Esta canción, es verdad, versa sobre el amorío o los devaneos entre una adolescente de 17 y un tipo que no se sabe bien a bien qué horas trae, pero se deja ver que es algo mayor que ella.
La canción data de 1999, año en el cual, por ejemplo, ya se empezaba a escuchar fuerte el rumor de las fechorías de Marcial Maciel y ahí sí todos hicieron mutis. 1999, año en el que cambiaba el siglo y el milenio.
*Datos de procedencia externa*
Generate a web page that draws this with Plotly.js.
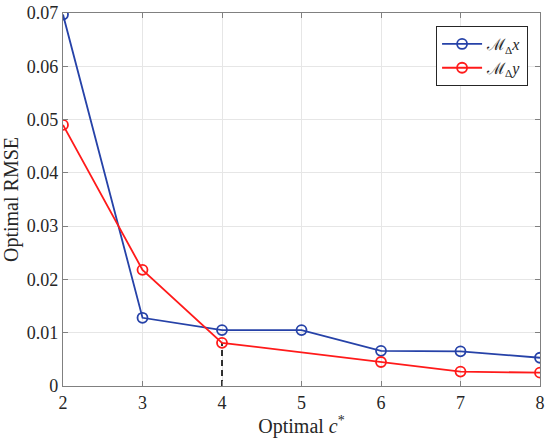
<!DOCTYPE html>
<html>
<head>
<meta charset="utf-8">
<script src="https://cdn.plot.ly/plotly-3.0.1.min.js"></script>
<style>html,body{margin:0;padding:0;background:#fff;}#chart{width:550px;height:439px;}</style>
</head>
<body>
<div id="chart"></div>
<script>
var cBlue = [2, 3, 4, 5, 6, 7, 8];
var rmseX = [0.0697, 0.0128, 0.0105, 0.0105, 0.0066, 0.0065, 0.0053];
var cRed = [2, 3, 4, 6, 7, 8];
var rmseY = [0.0490, 0.0218, 0.0081, 0.0045, 0.0027, 0.0025];
var markC = [4, 4];
var markV = [0, 0.0081];
var yTicks = [0, 0.01, 0.02, 0.03, 0.04, 0.05, 0.06, 0.07];
var yTickText = ['0', '0.01', '0.02', '0.03', '0.04', '0.05', '0.06', '0.07'];
var xTicks = [2, 3, 4, 5, 6, 7, 8];

var font = 'Liberation Serif, Times New Roman, serif';
var traces = [
  {x: markC, y: markV, mode: 'lines', line: {color: '#000', width: 1.6, dash: '6px,4px'}, showlegend: false, hoverinfo: 'skip'},
  {x: cBlue, y: rmseX, mode: 'lines+markers', name: 'ℳ<sub>Δ</sub><i>x</i>',
   line: {color: '#2642a8', width: 1.8},
   marker: {symbol: 'circle-open', size: 10, color: '#2642a8', line: {width: 1.8, color: '#2642a8'}}},
  {x: cRed, y: rmseY, mode: 'lines+markers', name: 'ℳ<sub>Δ</sub><i>y</i>',
   line: {color: '#ff1a1a', width: 1.8},
   marker: {symbol: 'circle-open', size: 10, color: '#ff1a1a', line: {width: 1.8, color: '#ff1a1a'}}}
];
var layout = {
  width: 550, height: 439,
  margin: {l: 63, r: 10, t: 13, b: 53},
  paper_bgcolor: '#fff', plot_bgcolor: '#fff',
  font: {family: font, size: 18, color: '#262626'},
  xaxis: {range: [2, 8], tickvals: xTicks, ticks: 'inside', ticklen: 5, tickcolor: '#808080',
    showline: true, linecolor: '#808080', linewidth: 1.2, mirror: 'ticks',
    showgrid: true, gridcolor: '#e6e6e6', zeroline: false,
    tickfont: {family: font, size: 18, color: '#262626'},
    title: {text: 'Optimal <i>c</i><sup>*</sup>', font: {family: font, size: 20, color: '#262626'}, standoff: 4}},
  yaxis: {range: [0, 0.07], tickvals: yTicks, ticktext: yTickText, ticks: 'inside', ticklen: 5, tickcolor: '#808080',
    showline: true, linecolor: '#808080', linewidth: 1.2, mirror: 'ticks',
    showgrid: true, gridcolor: '#e6e6e6', zeroline: false,
    tickfont: {family: font, size: 18, color: '#262626'},
    title: {text: 'Optimal RMSE', font: {family: font, size: 20, color: '#262626'}, standoff: 4}},
  legend: {x: 0.975, y: 0.965, xanchor: 'right', yanchor: 'top', bgcolor: '#fff',
    bordercolor: '#262626', borderwidth: 1, font: {family: font, size: 16, color: '#262626'},
    tracegroupgap: 0, itemwidth: 40},
  showlegend: true
};
Plotly.newPlot('chart', traces, layout, {displayModeBar: false, staticPlot: true});
</script>
</body>
</html>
Año en el que, por cierto, todo el mundo abrazó la rola como uno de los hits más chidos para deschongarse en la pista.
Antes de esta canción existieron cientos más que hablaban de lo mismo: Rosita Alvírez era Rosita porque seguro estaba chiquita, y el cabrón de Hipólito ha de haber sido un labregón.
Pero remitiéndonos a las rolas que todos los mexicanos hemos bailado sin escudriñar el “mensaje oculto”, está esa maravilla titulada Flor de Capomo, que la tocan hasta los organilleros más inocentes y las bandas de cieguitos en el centro.
Trigueñita hermosa
Linda vas creciendo
Como los capomos
Que se encuentran en la flor
Tú, mi chiquitita
Te ando vacilando
Te ando enamorando
Con grande fervor
Mañana o pasado
Yo voy a tu casa
Tu mamá te ordena
Una silla para mí
Tú, mi chiquitita
Finges no mirarme
Ponte muy contenta
Porque estoy aquí
Este tema da para mucho por la polémica que causa, así como cuando una horda de feministas pidieron cambiar el final de Carmen de Bizet porque era un feminicidio, o como bajar los cuadros de Baltus porque retrataba adolescentes en poses eotizadas.
Bajo ese rasero, la obra de Agustín Lara sería mochada y a Chavela Vargas hubiera quedado manca sin “Piensa en mí”.
Supongo, no sé porqué, que en los tiempos en que mi abuelo se robó a mi abuela una de las canciones más repetidas en la radio era, sin duda, esa que, ¡Uf!, hacía una apología al pecaminoso amor de una adolescente y un hombre mayor que, con premeditación y ventaja cortejaba diciendo estos improperios: “tu párvula boca que siendo tan niña me enseñó a pecar”.
¿Ofensivo, señores?
¿Y el reguetón, queridos e hipersensibles camaradas?